[Exercise]:
Reproduce the first line and every line after it, exactly, through the one containing "1.5, 1.6, 1.7];". Leave out the rest.
— start Available data —
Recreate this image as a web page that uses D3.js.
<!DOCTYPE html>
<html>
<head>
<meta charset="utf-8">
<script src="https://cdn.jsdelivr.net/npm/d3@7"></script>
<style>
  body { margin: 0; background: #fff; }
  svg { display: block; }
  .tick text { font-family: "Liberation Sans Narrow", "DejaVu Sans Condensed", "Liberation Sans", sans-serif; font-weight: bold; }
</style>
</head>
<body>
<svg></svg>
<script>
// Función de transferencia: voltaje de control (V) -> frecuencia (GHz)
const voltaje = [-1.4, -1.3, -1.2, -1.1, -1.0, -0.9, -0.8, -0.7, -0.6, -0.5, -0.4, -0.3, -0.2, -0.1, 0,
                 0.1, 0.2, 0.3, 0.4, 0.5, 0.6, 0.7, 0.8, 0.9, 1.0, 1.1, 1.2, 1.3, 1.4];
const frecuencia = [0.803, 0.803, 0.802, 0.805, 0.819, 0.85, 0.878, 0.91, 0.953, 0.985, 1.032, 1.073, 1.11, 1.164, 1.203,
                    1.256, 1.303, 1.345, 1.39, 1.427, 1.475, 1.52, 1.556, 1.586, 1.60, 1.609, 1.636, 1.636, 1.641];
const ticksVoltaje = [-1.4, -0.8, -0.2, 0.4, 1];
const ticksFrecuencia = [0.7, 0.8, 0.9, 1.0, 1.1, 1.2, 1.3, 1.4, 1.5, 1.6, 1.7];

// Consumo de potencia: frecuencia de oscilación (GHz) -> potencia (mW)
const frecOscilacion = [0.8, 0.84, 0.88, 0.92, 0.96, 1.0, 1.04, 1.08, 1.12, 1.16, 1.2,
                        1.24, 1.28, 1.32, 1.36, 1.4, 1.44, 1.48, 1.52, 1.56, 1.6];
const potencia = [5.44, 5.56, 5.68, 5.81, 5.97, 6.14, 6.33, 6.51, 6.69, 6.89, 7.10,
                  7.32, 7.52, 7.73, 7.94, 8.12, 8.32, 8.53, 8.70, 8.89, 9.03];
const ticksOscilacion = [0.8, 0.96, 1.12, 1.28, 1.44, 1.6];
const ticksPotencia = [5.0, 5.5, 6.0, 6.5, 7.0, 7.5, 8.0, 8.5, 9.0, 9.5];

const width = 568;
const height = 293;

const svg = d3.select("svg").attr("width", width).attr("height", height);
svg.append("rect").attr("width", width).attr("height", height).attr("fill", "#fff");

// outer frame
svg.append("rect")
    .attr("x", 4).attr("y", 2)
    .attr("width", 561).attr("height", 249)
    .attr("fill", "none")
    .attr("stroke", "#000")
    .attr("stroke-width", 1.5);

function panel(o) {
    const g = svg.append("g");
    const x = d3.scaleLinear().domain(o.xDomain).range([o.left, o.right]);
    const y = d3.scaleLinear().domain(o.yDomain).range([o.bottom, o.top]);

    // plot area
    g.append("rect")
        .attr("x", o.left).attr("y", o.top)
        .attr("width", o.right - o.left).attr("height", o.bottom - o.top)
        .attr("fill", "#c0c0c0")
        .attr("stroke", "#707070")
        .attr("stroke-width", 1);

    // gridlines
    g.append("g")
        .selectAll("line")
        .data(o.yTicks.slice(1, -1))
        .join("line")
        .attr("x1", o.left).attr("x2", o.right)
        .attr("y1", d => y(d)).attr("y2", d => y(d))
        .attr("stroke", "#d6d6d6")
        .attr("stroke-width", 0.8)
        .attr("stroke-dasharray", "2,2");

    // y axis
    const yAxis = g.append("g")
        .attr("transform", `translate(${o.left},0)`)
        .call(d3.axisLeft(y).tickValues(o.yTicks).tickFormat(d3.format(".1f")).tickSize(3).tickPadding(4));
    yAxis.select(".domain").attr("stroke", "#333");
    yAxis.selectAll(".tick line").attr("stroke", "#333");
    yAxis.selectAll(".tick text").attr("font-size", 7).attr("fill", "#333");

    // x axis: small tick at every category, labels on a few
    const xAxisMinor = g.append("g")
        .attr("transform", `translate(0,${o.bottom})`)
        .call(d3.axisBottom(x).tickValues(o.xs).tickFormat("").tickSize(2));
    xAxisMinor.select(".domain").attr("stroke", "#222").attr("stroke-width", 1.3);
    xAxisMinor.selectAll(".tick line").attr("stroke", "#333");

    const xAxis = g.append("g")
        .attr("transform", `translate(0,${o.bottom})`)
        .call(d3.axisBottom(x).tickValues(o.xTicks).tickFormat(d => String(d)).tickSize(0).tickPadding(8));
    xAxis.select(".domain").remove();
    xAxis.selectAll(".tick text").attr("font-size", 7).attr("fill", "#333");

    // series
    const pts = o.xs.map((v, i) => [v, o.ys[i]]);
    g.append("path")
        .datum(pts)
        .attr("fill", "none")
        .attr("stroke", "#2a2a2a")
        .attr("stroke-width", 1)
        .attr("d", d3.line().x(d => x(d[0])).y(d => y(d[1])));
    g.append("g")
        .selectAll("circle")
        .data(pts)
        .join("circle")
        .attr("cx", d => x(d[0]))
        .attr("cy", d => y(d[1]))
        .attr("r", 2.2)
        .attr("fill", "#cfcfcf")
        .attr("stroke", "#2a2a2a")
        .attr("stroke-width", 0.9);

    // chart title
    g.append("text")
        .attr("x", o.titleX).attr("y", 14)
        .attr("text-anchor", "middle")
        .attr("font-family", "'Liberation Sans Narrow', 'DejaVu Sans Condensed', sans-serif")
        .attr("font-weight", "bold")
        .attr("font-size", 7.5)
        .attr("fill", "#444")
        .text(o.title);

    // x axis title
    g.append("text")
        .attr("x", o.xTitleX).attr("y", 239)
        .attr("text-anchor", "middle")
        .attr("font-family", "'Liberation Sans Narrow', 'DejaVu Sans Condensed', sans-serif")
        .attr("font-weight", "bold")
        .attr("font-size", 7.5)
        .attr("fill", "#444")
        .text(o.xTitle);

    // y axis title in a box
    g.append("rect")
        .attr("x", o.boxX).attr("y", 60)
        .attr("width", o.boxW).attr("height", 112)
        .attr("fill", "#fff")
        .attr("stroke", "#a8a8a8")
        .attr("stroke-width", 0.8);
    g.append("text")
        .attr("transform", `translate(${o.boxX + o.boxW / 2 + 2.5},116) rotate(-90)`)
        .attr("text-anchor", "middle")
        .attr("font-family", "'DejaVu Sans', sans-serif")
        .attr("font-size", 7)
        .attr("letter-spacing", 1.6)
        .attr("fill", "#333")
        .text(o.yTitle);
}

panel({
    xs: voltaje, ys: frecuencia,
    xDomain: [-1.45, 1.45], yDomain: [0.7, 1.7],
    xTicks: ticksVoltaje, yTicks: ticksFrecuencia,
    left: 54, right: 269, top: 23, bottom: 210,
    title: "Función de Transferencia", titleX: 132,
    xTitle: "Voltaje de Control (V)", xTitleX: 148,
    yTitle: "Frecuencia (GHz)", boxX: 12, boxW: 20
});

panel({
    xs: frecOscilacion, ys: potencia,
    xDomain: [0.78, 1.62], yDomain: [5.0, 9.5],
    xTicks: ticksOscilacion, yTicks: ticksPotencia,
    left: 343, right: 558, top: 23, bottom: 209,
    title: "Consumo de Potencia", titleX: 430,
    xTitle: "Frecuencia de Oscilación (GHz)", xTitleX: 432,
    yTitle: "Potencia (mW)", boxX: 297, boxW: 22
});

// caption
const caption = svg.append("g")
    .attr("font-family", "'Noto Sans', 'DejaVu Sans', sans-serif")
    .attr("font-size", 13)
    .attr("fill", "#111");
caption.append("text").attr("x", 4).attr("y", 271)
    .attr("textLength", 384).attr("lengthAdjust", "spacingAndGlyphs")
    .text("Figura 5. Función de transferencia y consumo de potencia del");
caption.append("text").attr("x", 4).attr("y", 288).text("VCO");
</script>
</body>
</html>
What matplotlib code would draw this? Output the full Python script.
— end Available data —
[Output]:
Recreate this image as a web page that uses D3.js.
<!DOCTYPE html>
<html>
<head>
<meta charset="utf-8">
<script src="https://cdn.jsdelivr.net/npm/d3@7"></script>
<style>
  body { margin: 0; background: #fff; }
  svg { display: block; }
  .tick text { font-family: "Liberation Sans Narrow", "DejaVu Sans Condensed", "Liberation Sans", sans-serif; font-weight: bold; }
</style>
</head>
<body>
<svg></svg>
<script>
// Función de transferencia: voltaje de control (V) -> frecuencia (GHz)
const voltaje = [-1.4, -1.3, -1.2, -1.1, -1.0, -0.9, -0.8, -0.7, -0.6, -0.5, -0.4, -0.3, -0.2, -0.1, 0,
                 0.1, 0.2, 0.3, 0.4, 0.5, 0.6, 0.7, 0.8, 0.9, 1.0, 1.1, 1.2, 1.3, 1.4];
const frecuencia = [0.803, 0.803, 0.802, 0.805, 0.819, 0.85, 0.878, 0.91, 0.953, 0.985, 1.032, 1.073, 1.11, 1.164, 1.203,
                    1.256, 1.303, 1.345, 1.39, 1.427, 1.475, 1.52, 1.556, 1.586, 1.60, 1.609, 1.636, 1.636, 1.641];
const ticksVoltaje = [-1.4, -0.8, -0.2, 0.4, 1];
const ticksFrecuencia = [0.7, 0.8, 0.9, 1.0, 1.1, 1.2, 1.3, 1.4, 1.5, 1.6, 1.7];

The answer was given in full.